Supply Chain Council of European Union | Scceu.org
Procurement

CJ stumps procurement wicket | Editorial

Like Rip Van Winkle awakening from a great slumber, the Judiciary seems to have finally opened its eyes to the reality of procurement legislation and doesn’t like what it sees.

Apparently it was only when the Attorney General enquired about its readiness to comply with the Public Procurement and Disposal of Public Property (Amendment) Act that the Judiciary decided to examine the law. What followed was a 29-page submission to the AG questioning elements of the act, its powers, its impact on the Judiciary’s workload, and the Judiciary’s lack of resources for complying with the law, among other things.

In cricketing terms, the submission was a googly delivered with perfect timing to clean bowl the nation’s hopes for the imminent implementation of this long-awaited piece of anti-corruption legislation.

The communication from Chief Justice Ivor Archie to AG Reginald Armour has become the latest grounds for the Government’s continuing delay in implementing procurement legislation. Bearing in mind that this legislation has been in the making for over a decade and has already been subject to several amendments, it is difficult to accept that the Judiciary has only in the past few months woken up to its implications. Not only that but, as the president of the construction industry’s Joint Consultative Council, Fazir Khan, has pointed out, this is the same Chief Justice who, two years ago, appeared to have no issue with the act when, in opening the 2020-21 law term, he disclosed that the Judiciary had “partnered with the Office of Procurement Regulation to assist in meeting training needs to ensure their effective operationalisation”.
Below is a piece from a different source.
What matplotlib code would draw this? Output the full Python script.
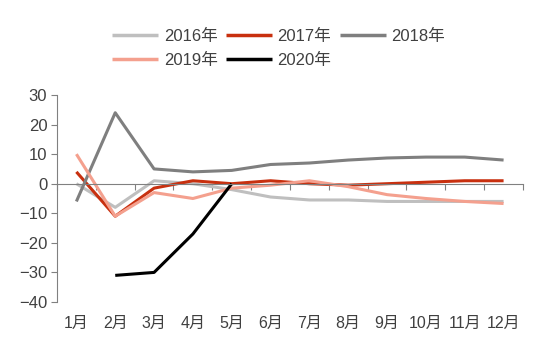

Notable in the Judiciary’s 29-page submission is the suggestion of a negotiation in play as it points out the superior level of authority and independence that the act gives to the Office of the Procurement Regulator (OPR):

“The Judiciary must respectfully note that while all attempts by the Judiciary to be given the opportunity to determine its necessary staffing, job descriptions and structure and to be afforded a greater say in terms and conditions of staff holding unique positions have been met with negative responses, the OPR has been provided with this opportunity.”

It goes on to cite Section 18, which allows the OPR to appoint “such staff as it considers necessary for the efficient performance of the functions of the Office… on such terms and conditions as the Office may determine.”

While accepting that Section 18 is “appropriate to ensure the independence and efficiency of the OPR”, the submission points out that “the independence of the Judiciary and its need to be afforded this administrative independence is not recognised despite the fact that the Judiciary deals with a far wider remit than does the OPR, requiring independence in fact and de jure”.

It also addresses what it sees as the “wide authority of the OPR” over all other public bodies “including the Judiciary…”

Having received the Judiciary’s submission four months ago, AG Reginald Armour must now speak up and tell the country how he intends to respond while delivering on the Government’s pledge to implement the act during its current term.